═══ Listed entries ═══

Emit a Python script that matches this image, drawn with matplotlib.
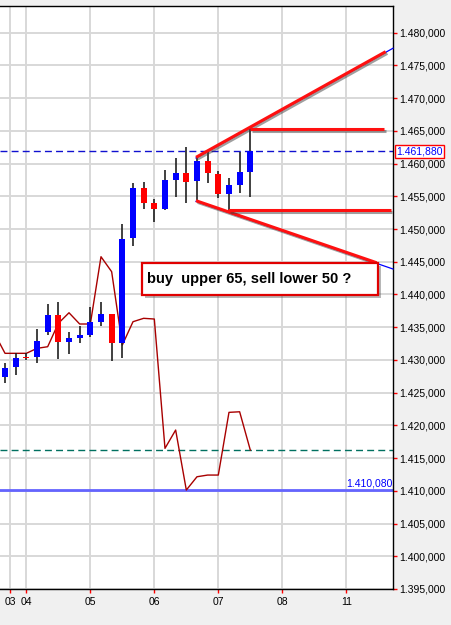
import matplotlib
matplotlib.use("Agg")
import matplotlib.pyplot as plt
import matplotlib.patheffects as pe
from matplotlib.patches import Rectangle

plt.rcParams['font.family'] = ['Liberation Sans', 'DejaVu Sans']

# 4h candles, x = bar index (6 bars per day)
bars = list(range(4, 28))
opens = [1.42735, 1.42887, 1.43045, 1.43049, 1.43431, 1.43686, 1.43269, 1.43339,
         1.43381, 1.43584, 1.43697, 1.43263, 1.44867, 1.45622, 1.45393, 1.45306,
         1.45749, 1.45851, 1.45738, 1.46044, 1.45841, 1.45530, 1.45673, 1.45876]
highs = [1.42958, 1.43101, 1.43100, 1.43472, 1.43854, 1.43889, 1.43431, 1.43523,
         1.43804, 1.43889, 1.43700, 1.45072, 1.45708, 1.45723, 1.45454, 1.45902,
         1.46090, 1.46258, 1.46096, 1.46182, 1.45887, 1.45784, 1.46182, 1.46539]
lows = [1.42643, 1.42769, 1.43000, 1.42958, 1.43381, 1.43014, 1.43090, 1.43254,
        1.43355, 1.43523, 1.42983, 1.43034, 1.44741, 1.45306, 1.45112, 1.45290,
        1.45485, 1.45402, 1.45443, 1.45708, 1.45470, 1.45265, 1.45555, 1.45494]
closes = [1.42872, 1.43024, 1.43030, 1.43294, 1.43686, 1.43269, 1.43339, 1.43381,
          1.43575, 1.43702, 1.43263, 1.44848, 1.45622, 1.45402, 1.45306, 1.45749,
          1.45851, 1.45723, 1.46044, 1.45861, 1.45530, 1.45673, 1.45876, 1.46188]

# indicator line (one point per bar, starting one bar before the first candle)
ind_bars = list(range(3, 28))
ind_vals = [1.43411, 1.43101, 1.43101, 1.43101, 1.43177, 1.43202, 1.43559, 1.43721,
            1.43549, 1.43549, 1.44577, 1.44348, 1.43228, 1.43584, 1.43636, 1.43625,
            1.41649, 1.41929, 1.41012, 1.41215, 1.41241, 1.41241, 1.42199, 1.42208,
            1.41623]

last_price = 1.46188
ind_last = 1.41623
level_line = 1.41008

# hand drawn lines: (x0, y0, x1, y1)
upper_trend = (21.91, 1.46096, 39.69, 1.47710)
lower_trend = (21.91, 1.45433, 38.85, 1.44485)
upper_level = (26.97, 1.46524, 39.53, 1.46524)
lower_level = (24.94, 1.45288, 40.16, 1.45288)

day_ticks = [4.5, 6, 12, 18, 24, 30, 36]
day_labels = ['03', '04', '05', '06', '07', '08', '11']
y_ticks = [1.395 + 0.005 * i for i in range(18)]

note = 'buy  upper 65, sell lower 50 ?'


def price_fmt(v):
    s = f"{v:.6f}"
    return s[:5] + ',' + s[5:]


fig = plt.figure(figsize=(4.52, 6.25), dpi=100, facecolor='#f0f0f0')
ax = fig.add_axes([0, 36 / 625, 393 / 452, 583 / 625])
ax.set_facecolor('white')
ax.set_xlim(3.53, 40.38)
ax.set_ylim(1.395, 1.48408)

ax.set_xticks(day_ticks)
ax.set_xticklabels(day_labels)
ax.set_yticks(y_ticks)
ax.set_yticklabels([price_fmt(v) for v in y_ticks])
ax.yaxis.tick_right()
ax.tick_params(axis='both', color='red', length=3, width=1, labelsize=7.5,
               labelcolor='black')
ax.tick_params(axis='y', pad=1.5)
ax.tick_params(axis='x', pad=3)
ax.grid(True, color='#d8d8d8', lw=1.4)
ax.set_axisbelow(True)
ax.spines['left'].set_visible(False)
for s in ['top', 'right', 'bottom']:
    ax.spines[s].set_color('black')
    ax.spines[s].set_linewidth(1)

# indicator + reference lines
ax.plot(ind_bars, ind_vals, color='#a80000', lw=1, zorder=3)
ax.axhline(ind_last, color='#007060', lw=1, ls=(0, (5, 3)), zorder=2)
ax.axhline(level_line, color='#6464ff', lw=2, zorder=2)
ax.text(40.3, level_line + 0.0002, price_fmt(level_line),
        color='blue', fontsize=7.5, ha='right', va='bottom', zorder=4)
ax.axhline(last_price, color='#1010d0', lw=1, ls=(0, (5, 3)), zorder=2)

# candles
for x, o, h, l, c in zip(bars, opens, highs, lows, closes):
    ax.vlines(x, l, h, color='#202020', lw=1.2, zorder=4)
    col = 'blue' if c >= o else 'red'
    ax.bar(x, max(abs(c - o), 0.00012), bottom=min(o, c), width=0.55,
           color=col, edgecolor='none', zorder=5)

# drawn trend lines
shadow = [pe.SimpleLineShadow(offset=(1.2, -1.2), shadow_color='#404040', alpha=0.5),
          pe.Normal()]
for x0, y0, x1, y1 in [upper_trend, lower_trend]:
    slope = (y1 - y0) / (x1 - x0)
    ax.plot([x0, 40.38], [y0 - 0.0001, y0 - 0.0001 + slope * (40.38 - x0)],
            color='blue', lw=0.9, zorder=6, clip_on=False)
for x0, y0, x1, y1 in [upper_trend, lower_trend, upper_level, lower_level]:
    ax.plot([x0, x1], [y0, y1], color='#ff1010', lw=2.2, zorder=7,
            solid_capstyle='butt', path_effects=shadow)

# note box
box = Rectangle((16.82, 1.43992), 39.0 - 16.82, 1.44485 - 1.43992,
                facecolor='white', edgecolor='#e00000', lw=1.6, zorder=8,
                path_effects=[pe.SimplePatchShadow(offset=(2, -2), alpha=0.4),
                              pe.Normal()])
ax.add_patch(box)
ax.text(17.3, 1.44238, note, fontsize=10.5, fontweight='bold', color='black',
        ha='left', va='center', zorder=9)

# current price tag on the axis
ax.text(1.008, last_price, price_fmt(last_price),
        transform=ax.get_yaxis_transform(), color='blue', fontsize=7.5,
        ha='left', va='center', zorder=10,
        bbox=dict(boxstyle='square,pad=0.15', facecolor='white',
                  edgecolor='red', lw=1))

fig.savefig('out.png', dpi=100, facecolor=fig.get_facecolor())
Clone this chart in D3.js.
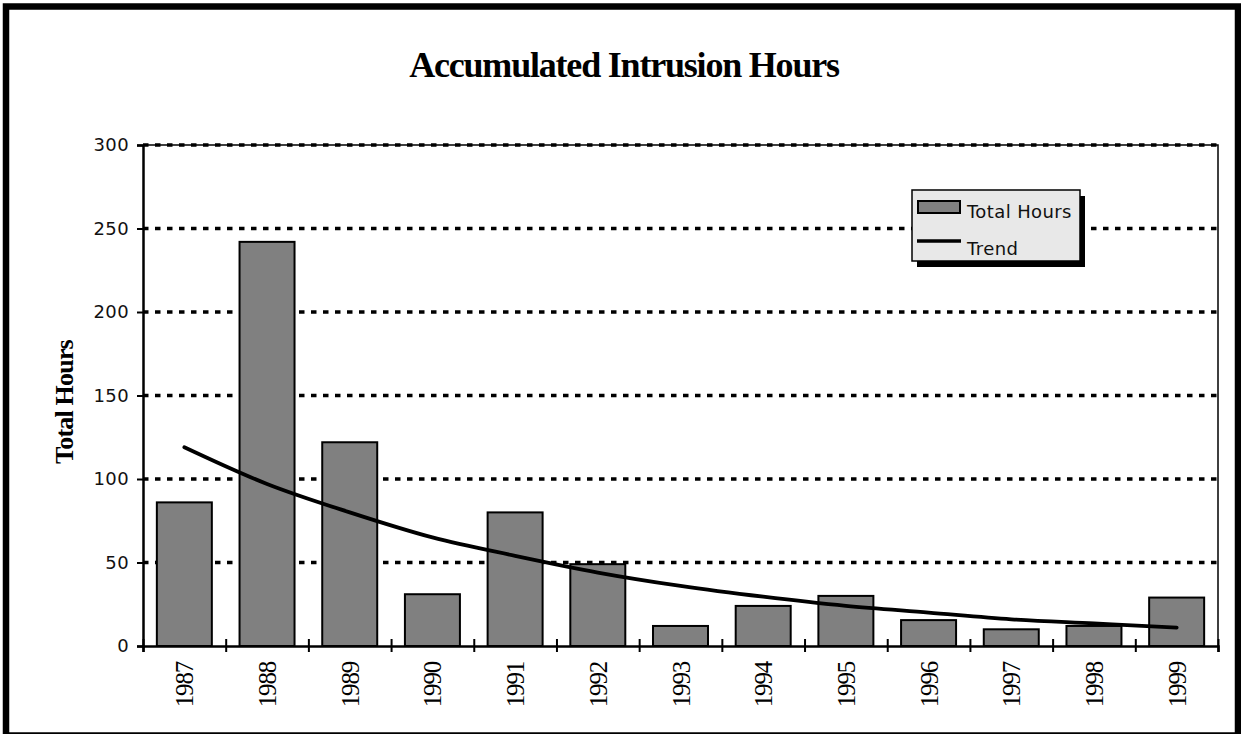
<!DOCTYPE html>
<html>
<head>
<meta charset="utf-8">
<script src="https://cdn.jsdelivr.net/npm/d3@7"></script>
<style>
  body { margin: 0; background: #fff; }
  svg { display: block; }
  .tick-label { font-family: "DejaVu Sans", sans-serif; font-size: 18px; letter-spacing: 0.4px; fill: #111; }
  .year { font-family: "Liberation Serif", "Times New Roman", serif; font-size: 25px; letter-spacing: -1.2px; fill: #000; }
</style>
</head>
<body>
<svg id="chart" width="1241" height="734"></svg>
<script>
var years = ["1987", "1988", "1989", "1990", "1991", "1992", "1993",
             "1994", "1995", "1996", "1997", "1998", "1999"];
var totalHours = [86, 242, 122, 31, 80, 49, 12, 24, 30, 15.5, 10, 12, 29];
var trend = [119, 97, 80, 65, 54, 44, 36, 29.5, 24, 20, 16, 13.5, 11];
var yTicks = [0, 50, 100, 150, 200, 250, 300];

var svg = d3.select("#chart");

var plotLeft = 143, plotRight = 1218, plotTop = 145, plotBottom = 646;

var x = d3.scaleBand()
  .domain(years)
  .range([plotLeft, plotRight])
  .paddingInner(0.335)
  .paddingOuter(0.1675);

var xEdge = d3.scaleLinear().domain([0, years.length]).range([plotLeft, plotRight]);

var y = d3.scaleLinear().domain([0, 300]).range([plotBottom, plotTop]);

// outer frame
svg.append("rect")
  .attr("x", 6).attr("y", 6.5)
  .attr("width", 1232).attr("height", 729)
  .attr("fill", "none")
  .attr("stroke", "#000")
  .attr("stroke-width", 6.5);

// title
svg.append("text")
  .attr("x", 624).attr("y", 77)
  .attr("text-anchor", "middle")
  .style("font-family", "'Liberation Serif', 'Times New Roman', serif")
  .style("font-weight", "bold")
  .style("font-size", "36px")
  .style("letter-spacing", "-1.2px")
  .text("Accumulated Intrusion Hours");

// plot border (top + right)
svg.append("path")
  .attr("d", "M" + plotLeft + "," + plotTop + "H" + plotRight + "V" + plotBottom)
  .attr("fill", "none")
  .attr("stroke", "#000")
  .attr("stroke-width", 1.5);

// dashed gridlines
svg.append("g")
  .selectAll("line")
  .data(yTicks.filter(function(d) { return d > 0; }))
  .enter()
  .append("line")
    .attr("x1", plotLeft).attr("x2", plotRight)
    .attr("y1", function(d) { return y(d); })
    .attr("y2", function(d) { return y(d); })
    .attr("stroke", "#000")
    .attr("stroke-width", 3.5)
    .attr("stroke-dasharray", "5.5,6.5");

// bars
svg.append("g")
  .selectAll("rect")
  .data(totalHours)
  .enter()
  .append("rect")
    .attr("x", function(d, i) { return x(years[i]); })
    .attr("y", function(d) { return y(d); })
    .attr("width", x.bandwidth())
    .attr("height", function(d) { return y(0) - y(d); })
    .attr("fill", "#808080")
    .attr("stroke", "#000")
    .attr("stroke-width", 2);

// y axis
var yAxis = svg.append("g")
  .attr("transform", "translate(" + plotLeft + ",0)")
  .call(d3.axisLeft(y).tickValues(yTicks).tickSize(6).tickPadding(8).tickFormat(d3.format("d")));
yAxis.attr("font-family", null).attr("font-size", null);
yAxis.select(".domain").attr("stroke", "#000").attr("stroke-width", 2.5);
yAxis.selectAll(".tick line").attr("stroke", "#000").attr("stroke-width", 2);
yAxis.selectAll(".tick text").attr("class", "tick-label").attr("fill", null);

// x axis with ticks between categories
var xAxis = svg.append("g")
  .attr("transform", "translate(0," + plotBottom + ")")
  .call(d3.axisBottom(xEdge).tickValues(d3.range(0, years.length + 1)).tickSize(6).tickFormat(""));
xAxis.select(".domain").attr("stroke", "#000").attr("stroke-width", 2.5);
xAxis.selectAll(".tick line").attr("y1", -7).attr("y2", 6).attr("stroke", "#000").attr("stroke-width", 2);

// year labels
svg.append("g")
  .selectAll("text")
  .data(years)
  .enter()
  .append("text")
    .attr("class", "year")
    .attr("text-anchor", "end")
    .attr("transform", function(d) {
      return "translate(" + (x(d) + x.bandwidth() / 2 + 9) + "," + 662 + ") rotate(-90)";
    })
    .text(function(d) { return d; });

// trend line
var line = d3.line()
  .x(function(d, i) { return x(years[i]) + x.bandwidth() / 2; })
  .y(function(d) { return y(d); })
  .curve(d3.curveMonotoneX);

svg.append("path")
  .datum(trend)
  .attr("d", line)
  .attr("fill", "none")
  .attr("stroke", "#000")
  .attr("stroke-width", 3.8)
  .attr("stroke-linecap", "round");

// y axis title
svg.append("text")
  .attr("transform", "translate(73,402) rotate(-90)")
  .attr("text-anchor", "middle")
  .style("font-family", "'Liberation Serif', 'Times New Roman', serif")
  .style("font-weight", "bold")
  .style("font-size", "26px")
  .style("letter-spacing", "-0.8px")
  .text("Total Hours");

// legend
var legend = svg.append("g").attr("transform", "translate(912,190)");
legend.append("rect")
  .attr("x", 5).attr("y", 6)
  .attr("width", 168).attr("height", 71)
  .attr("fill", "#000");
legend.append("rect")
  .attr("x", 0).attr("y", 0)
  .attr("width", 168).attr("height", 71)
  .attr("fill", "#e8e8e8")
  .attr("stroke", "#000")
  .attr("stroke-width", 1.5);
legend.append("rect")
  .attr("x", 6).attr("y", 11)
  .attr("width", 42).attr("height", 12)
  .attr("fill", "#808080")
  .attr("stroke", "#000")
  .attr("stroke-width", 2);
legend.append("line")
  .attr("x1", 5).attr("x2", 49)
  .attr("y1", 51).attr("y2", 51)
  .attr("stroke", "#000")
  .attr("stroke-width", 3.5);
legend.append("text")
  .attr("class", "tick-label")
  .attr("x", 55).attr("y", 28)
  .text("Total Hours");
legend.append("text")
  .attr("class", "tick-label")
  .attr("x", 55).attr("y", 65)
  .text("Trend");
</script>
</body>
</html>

═══

Reproduce the material above exactly, first line through the line that contains "plt.rcParams['font.family'] = ['Liberation", minus the pictures.

Emit a Python script that matches this image, drawn with matplotlib.
import matplotlib
matplotlib.use("Agg")
import matplotlib.pyplot as plt
import matplotlib.patheffects as pe
from matplotlib.patches import Rectangle

plt.rcParams['font.family'] = ['Liberation Sans', 'DejaVu Sans']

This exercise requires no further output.